Diversi fiumi solcano l’italico terreno.
Tutti – nessuno escluso – densi di storia, di cultura, di magia.
Uno tra essi è assurto nelle scorse ore ai più tristi onori delle cronache.
Quando, salendo verso il confine con l’Austria, superata Verona, ci si immette nella Valle dell’Adige, incastonata tra montagne che sono tra le più belle al mondo (se non, addirittura, le più belle del mondo), il senso della magia è quasi fisicamente palpabile.
In una cornice di paesini, di campanili, di cime verdi o innevate, il fiume scorre lento verso la laguna veneta, inverando una “vita incantata” che lo vede quasi “consapevole” del dolce “montano” che esso apporta al salato del mare Adriatico.

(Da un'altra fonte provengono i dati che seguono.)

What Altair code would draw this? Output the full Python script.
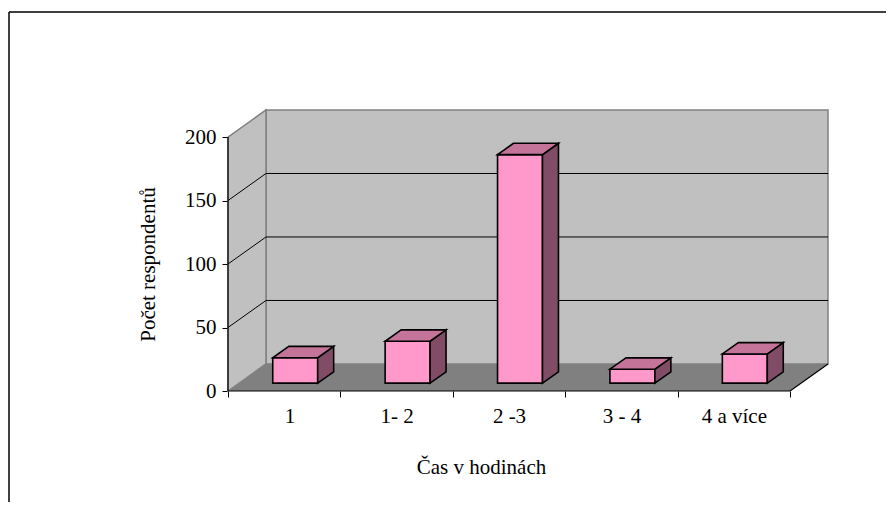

E’ proprio quel fiume, l’Adige, che ha restituito il corpo senza vita di una moglie e di una mamma e che, con ogni probabilità, restituirà anche quello di un padre e di un marito.
Lui, il fiume, non ha responsabilità: il suo scorrere lento e inarrestabile accoglie tutto ciò che gli si offre, spontaneamente o in modo indotto.
E tuttavia sono proprio questi i momenti in cui occorre con maggior sforzo sapere inverare quel principio dell’innocenza presunta scolpito all’art.27, comma 2, della nostra Costituzione: l’imputato non è considerato colpevole fino alla condanna definitiva.
Fino ad una sentenza emessa da Magistrati della Repubblica.
Non – dunque – da ciascuno di noi, chiamati piuttosto a non colpevolizzare, facendone quasi inconsciamente un complice, il fiume Adige.
Poche Regole chiare, ci salveranno tutti!